### What this task involves
In the listing below, locate the line with "Generate a LaTeX" and the line with "of box3] (box4)", then output both and everything between them exactly, minus any pictures.

### The input
§

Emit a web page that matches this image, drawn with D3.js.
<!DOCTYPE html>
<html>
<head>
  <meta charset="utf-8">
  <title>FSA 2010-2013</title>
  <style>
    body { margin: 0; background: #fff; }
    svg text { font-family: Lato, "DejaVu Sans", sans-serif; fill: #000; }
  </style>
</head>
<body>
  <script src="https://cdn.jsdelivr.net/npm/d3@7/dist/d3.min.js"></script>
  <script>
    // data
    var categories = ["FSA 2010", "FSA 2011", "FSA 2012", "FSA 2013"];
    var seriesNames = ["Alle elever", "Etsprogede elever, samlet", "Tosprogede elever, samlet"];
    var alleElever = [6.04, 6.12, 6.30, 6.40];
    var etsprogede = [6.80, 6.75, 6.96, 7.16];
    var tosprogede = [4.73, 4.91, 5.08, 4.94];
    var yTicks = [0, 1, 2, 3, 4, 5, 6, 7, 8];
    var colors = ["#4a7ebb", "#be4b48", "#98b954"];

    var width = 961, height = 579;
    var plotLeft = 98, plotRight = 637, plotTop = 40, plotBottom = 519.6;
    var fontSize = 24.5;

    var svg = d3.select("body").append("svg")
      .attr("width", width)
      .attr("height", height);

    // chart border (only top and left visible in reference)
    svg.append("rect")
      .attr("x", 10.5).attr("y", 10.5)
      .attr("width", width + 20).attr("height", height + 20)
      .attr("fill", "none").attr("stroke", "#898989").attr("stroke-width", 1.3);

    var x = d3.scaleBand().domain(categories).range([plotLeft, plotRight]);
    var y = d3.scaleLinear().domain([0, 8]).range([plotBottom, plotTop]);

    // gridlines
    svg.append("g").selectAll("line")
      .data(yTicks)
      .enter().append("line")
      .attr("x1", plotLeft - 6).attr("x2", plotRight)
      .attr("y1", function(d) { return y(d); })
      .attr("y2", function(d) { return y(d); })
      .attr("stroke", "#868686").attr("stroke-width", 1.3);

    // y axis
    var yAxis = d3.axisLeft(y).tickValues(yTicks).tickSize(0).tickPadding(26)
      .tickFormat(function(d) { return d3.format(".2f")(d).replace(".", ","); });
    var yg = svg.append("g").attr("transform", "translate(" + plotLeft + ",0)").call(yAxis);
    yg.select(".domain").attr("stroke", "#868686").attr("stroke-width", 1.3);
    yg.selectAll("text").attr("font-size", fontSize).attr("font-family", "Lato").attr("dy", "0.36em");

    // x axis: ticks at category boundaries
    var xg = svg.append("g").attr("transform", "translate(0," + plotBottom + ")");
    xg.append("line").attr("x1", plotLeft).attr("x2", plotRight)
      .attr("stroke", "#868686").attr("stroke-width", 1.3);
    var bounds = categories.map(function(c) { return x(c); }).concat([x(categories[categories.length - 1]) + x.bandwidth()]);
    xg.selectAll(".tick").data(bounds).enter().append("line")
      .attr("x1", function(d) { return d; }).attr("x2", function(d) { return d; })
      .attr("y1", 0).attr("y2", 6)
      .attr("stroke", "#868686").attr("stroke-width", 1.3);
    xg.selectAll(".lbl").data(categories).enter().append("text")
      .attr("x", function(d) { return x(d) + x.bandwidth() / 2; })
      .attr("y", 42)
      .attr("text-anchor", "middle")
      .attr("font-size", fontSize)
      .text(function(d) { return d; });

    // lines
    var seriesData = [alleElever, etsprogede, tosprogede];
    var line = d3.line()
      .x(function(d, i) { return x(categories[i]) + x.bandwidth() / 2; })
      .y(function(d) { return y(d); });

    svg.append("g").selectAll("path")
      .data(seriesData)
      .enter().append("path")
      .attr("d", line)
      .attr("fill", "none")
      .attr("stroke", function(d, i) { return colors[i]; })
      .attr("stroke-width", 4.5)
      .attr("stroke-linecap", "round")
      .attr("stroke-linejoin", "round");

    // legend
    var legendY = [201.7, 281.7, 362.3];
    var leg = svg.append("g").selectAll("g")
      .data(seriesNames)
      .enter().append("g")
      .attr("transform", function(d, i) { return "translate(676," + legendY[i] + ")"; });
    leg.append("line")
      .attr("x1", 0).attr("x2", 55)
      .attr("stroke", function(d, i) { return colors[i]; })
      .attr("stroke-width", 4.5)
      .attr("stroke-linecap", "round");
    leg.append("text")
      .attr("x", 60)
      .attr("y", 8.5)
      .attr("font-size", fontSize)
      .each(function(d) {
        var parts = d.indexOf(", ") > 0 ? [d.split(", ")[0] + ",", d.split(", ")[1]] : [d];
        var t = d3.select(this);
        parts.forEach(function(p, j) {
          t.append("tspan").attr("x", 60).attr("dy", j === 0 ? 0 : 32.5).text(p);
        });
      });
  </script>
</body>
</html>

§

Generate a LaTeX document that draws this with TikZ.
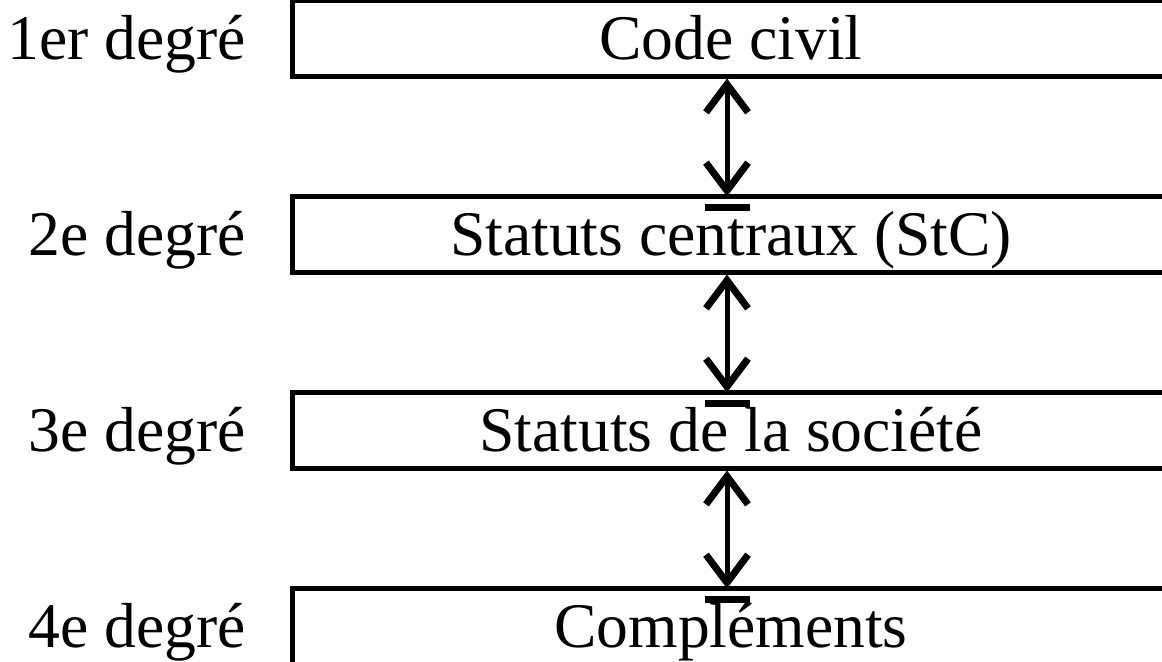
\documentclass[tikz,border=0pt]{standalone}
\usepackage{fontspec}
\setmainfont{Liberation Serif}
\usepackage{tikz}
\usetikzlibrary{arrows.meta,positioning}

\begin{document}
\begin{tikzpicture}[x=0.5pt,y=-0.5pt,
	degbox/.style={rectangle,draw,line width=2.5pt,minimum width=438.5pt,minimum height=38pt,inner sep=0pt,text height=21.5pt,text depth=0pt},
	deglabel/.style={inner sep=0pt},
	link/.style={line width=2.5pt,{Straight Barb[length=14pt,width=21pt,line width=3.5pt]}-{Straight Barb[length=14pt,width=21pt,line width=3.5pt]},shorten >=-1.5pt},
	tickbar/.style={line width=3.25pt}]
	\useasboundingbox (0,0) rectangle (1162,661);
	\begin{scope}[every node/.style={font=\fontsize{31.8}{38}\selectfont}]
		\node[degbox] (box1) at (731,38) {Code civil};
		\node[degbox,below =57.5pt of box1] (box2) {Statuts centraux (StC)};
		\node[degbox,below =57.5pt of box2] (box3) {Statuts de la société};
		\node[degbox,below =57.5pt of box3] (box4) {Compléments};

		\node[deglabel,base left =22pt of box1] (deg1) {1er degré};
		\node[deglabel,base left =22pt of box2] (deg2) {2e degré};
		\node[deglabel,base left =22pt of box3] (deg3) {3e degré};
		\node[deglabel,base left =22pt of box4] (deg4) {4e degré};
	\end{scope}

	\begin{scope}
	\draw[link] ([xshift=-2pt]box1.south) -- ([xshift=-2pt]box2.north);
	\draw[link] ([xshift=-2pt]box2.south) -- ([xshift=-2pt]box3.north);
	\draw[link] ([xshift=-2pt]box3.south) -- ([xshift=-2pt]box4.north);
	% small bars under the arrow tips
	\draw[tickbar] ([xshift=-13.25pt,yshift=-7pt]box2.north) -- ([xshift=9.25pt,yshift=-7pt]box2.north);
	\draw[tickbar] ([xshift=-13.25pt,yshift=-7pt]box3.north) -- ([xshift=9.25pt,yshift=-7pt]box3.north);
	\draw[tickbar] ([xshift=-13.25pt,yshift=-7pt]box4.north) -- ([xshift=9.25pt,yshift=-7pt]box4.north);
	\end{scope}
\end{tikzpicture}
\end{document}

§

### Solution for this task
Generate a LaTeX document that draws this with TikZ.
\documentclass[tikz,border=0pt]{standalone}
\usepackage{fontspec}
\setmainfont{Liberation Serif}
\usepackage{tikz}
\usetikzlibrary{arrows.meta,positioning}

\begin{document}
\begin{tikzpicture}[x=0.5pt,y=-0.5pt,
	degbox/.style={rectangle,draw,line width=2.5pt,minimum width=438.5pt,minimum height=38pt,inner sep=0pt,text height=21.5pt,text depth=0pt},
	deglabel/.style={inner sep=0pt},
	link/.style={line width=2.5pt,{Straight Barb[length=14pt,width=21pt,line width=3.5pt]}-{Straight Barb[length=14pt,width=21pt,line width=3.5pt]},shorten >=-1.5pt},
	tickbar/.style={line width=3.25pt}]
	\useasboundingbox (0,0) rectangle (1162,661);
	\begin{scope}[every node/.style={font=\fontsize{31.8}{38}\selectfont}]
		\node[degbox] (box1) at (731,38) {Code civil};
		\node[degbox,below =57.5pt of box1] (box2) {Statuts centraux (StC)};
		\node[degbox,below =57.5pt of box2] (box3) {Statuts de la société};
		\node[degbox,below =57.5pt of box3] (box4) {Compléments};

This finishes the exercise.